What’s a lightning-speed way to get a group of reluctant nonfiction readers interested in true stories? Take them to the big screen.
I was recently at the movies with a group of kids between the ages of 7 and 13, most of whom prefer fiction and tend only to read nonfiction when directed. Everyone got settled with their popcorn and drinks. Then, the lights went down. The previews began. And two sneak peeks stole their hearts.
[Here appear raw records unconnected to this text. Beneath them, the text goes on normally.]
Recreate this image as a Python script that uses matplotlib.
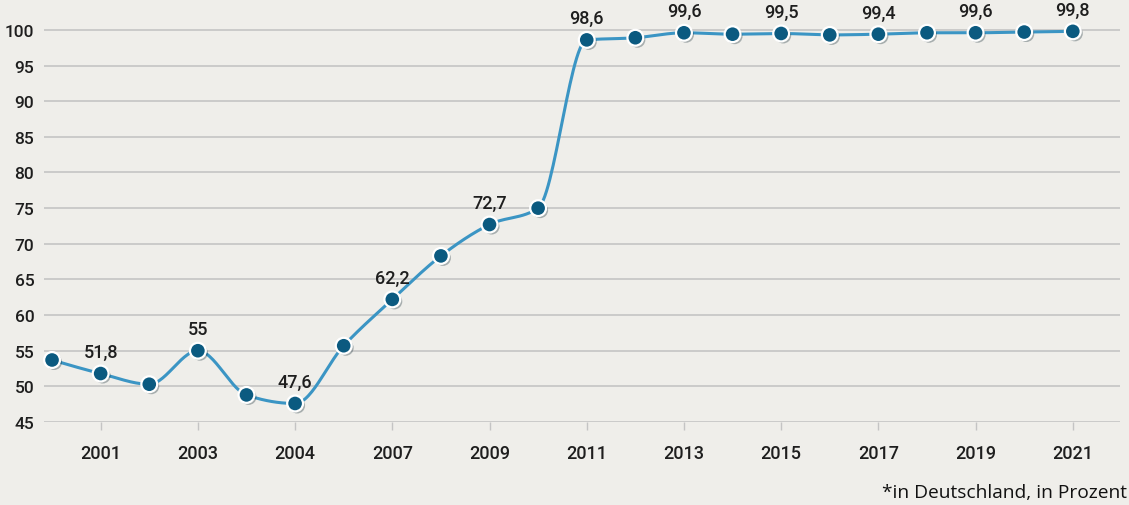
import numpy as np
import matplotlib.pyplot as plt
import matplotlib.patheffects as pe

# values (one point per year slot)
values = [53.7, 51.8, 50.3, 55.0, 48.8, 47.6, 55.7, 62.2, 68.3, 72.7, 75.0,
          98.6, 98.9, 99.6, 99.4, 99.5, 99.3, 99.4, 99.6, 99.6, 99.7, 99.8]
tick_labels = ['2001', '2003', '2004', '2007', '2009', '2011', '2013',
               '2015', '2017', '2019', '2021']
labelled = {1: '51,8', 3: '55', 5: '47,6', 7: '62,2', 9: '72,7', 11: '98,6',
            13: '99,6', 15: '99,5', 17: '99,4', 19: '99,6', 21: '99,8'}

bg = '#efeeea'
line_col = '#3b95c4'
dot_col = '#0b5a80'


def monotone_curve(x, y, n=30):
    # monotone cubic (Steffen), like d3 curveMonotoneX
    x = np.asarray(x, float)
    y = np.asarray(y, float)
    h = np.diff(x)
    s = np.diff(y) / h
    m = np.zeros(len(x))
    for i in range(1, len(x) - 1):
        p = (s[i - 1] * h[i] + s[i] * h[i - 1]) / (h[i - 1] + h[i])
        m[i] = (np.sign(s[i - 1]) + np.sign(s[i])) * min(abs(s[i - 1]), abs(s[i]), 0.5 * abs(p))
    m[0] = (3 * s[0] - m[1]) / 2
    m[-1] = (3 * s[-1] - m[-2]) / 2
    xs, ys = [], []
    t = np.linspace(0, 1, n)
    for i in range(len(x) - 1):
        h00 = 2 * t**3 - 3 * t**2 + 1
        h10 = t**3 - 2 * t**2 + t
        h01 = -2 * t**3 + 3 * t**2
        h11 = t**3 - t**2
        xs.append(x[i] + t * h[i])
        ys.append(h00 * y[i] + h10 * h[i] * m[i] + h01 * y[i + 1] + h11 * h[i] * m[i + 1])
    return np.concatenate(xs), np.concatenate(ys)


x = np.arange(len(values))
sx, sy = monotone_curve(x, values)

fig = plt.figure(figsize=(11.29, 5.06), dpi=100, facecolor=bg)
ax = fig.add_axes([0.039, 0.164, 0.953, 0.789], facecolor=bg)

ax.set_xlim(-0.165, 21.97)
ax.set_ylim(45, 101)
ax.set_yticks(range(45, 101, 5))
ax.grid(axis='y', color='#c4c4c4', linewidth=1.2)
ax.set_axisbelow(True)
for s in ax.spines.values():
    s.set_visible(False)

ax.set_xticks(range(1, 22, 2))
ax.set_xticklabels(tick_labels)
ax.tick_params(axis='x', length=6, width=1, color='#c4c4c4', pad=10,
               labelsize=13, labelcolor='#1e1e1e')
ax.tick_params(axis='y', length=0, pad=7, labelsize=12.5, labelcolor='#1e1e1e')
for lab in ax.get_xticklabels() + ax.get_yticklabels():
    lab.set_fontfamily(['Roboto', 'DejaVu Sans'])
    lab.set_fontweight('medium')

ax.plot(sx, sy, color=line_col, linewidth=2.2, zorder=3, clip_on=False)
ax.scatter(x, values, s=130, color=dot_col, edgecolor='white', linewidth=1.6,
           zorder=4, clip_on=False,
           path_effects=[pe.SimplePatchShadow(offset=(1.5, -1.5), alpha=0.3),
                         pe.Normal()])

for i, txt in labelled.items():
    ax.annotate(txt, (i, values[i]), xytext=(0, 9), textcoords='offset points',
                ha='center', va='bottom', fontsize=13, color='#1e1e1e',
                family=['Roboto', 'DejaVu Sans'], fontweight='medium', zorder=5)

fig.text(0.998, 0.008, '*in Deutschland, in Prozent', ha='right', va='bottom',
         fontsize=13.8, color='#111111', family=['Open Sans', 'DejaVu Sans'])

fig.savefig('out.png', dpi=100, facecolor=bg)
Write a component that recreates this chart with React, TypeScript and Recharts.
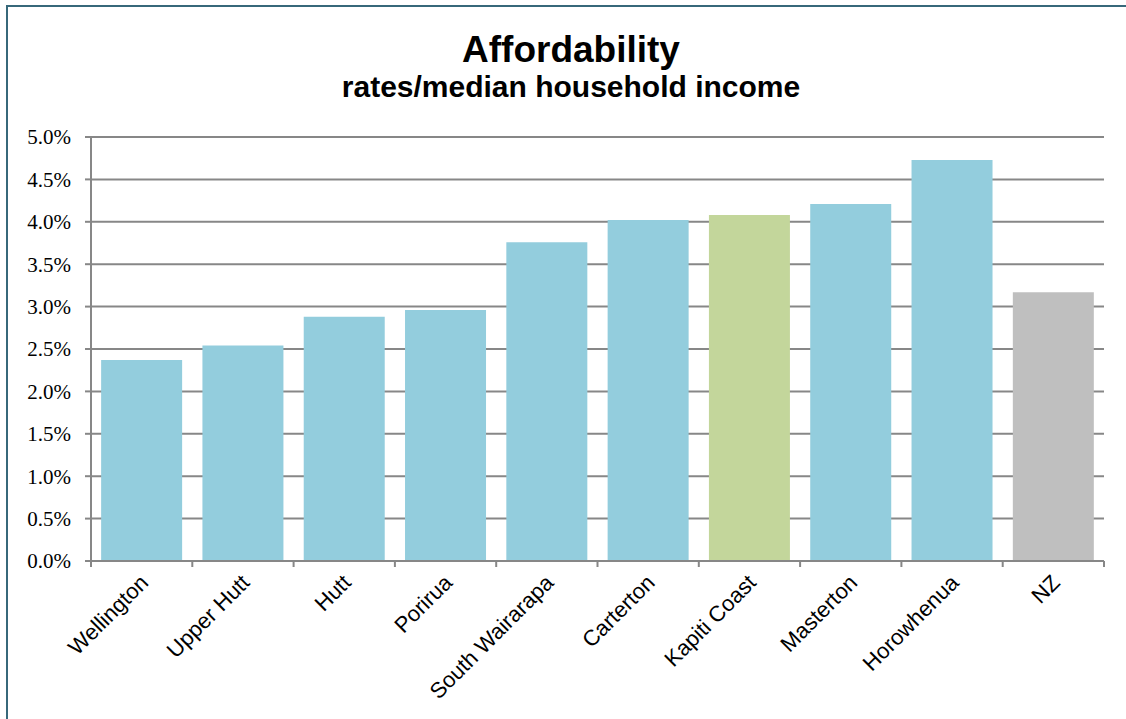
import React from 'react';
import { BarChart, Bar, XAxis, YAxis, CartesianGrid, Cell } from 'recharts';

const councils = [
  'Wellington',
  'Upper Hutt',
  'Hutt',
  'Porirua',
  'South Wairarapa',
  'Carterton',
  'Kapiti Coast',
  'Masterton',
  'Horowhenua',
  'NZ',
];
// rates as % of median household income
const affordability = [2.37, 2.54, 2.88, 2.96, 3.76, 4.02, 4.08, 4.21, 4.73, 3.17];
const barColors = [
  '#93cddd',
  '#93cddd',
  '#93cddd',
  '#93cddd',
  '#93cddd',
  '#93cddd',
  '#c3d69b',
  '#93cddd',
  '#93cddd',
  '#bfbfbf',
];
const yTicks = [0, 0.5, 1, 1.5, 2, 2.5, 3, 3.5, 4, 4.5, 5];

const W = 1126;
const H = 719;
const Y_AXIS_W = 91;
const RIGHT = 22;
const BAND = (W - Y_AXIS_W - RIGHT) / councils.length;
const GRID = '#878787';

const data = councils.map((name, i) => ({ name, value: affordability[i], color: barColors[i] }));

// category label plus tick marks on the category boundaries (Excel style)
const XTick = (props: any) => {
  const { x, y, payload, index } = props;
  const half = BAND / 2;
  const lx = x + 8;
  const ly = y + 23;
  return (
    <g>
      <line x1={x - half} y1={y} x2={x - half} y2={y + 6} stroke={GRID} strokeWidth={2} />
      {index === councils.length - 1 && (
        <line x1={x + half} y1={y} x2={x + half} y2={y + 6} stroke={GRID} strokeWidth={2} />
      )}
      <text
        x={lx}
        y={ly}
        textAnchor="end"
        transform={`rotate(-45, ${lx}, ${ly})`}
        fontFamily="'Liberation Sans', Arial, sans-serif"
        fontSize={22}
        fill="#000"
      >
        {payload.value}
      </text>
    </g>
  );
};

export default function App() {
  return (
    <div style={{ position: 'absolute', left: 0, top: 0, width: W, height: H, overflow: 'hidden', background: '#fff' }}>
      <div
        style={{
          position: 'absolute',
          left: 6,
          top: 5,
          width: W - 8,
          height: H - 5,
          borderLeft: '2px solid #37687a',
          borderTop: '2px solid #37687a',
        }}
      />
      <div
        style={{
          position: 'absolute',
          left: 171,
          top: 31,
          width: 800,
          textAlign: 'center',
          fontFamily: "'Liberation Sans', Arial, sans-serif",
          fontWeight: 'bold',
          fontSize: 37,
          lineHeight: 1,
        }}
      >
        Affordability
      </div>
      <div
        style={{
          position: 'absolute',
          left: 171,
          top: 72,
          width: 800,
          textAlign: 'center',
          fontFamily: "'Liberation Sans', Arial, sans-serif",
          fontWeight: 'bold',
          fontSize: 30,
          lineHeight: 1,
        }}
      >
        rates/median household income
      </div>
      <BarChart
        width={W}
        height={H}
        data={data}
        margin={{ top: 137, right: RIGHT, bottom: 0, left: 0 }}
        barCategoryGap="10%"
      >
        <CartesianGrid vertical={false} stroke={GRID} strokeWidth={2} />
        <XAxis
          dataKey="name"
          height={158}
          interval={0}
          tickLine={false}
          tickSize={0}
          tickMargin={0}
          axisLine={{ stroke: GRID, strokeWidth: 2 }}
          tick={<XTick />}
        />
        <YAxis
          width={Y_AXIS_W}
          domain={[0, 5]}
          ticks={yTicks}
          interval={0}
          tickSize={6}
          tickMargin={14}
          tickFormatter={(v: number) => `${v.toFixed(1)}%`}
          tickLine={{ stroke: GRID, strokeWidth: 2 }}
          axisLine={{ stroke: GRID, strokeWidth: 2 }}
          tick={{ fill: '#000', fontSize: 21, fontFamily: "'Liberation Serif', 'DejaVu Serif', serif" }}
        />
        <Bar dataKey="value" isAnimationActive={false}>
          {data.map((d) => (
            <Cell key={d.name} fill={d.color} />
          ))}
        </Bar>
      </BarChart>
    </div>
  );
}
The first one: The Express: The Ernie Davis Story. This feature film follows the courageous life of college football titan Ernie Davis, who was the first African-American to win the Heisman trophy. We adults already have the context of racial issues in the 1950s and 1960s in our consciousness. But contemporary kids do not necessarily have the sights and sounds of the Civil Rights movement at their fingertips. The kids I was sitting with were mesmerized—not by the football or the stellar playing of Davis—but by the very premise of this movie. They were outraged. Intrigued. They looked over at me with eyes wide open in disbelief. They wanted to know more. And then the preview ended. They started to fire whispered questions at me, but there was no time. Another preview trailer was beginning.
Flash of Genius. Another true story. This coming attraction is based on the story of Robert Kearns, a college professor and basement tinkerer who invented the intermittent wipers from blender parts, sold it to Ford, and then became a victim of the giant bully. This film took place about a decade later than the Ernie Davis story. Again, a time frame the kids are not as familiar with as the adults sitting in the theater. The kids watched in horror at the unfairness of the Ford car company stealing the invention right out from under a powerless individual. They sat at the edge of their seats watching the character's unfailing determination to change a wrongdoing back to right, cheered when the character's children told the father not to back down even though the family seemed to be going broke fighting the battle. “How could they do that?” the kids asked each other. To me: “That isn't fair. Did they get away with it? Did that really happen? Is that a true story? Did Kearns really sue Ford?”
“Hey,” I whispered, “After this, why don’t we go find out.” "Yeah,” said the boy sitting nearest me. “That looks really good. I can’t believe a true story could be so exciting."
“Welcome to my world, you guys.” They laughed and gave me those rare nods of “you old people aren’t so bad” I have come to adore.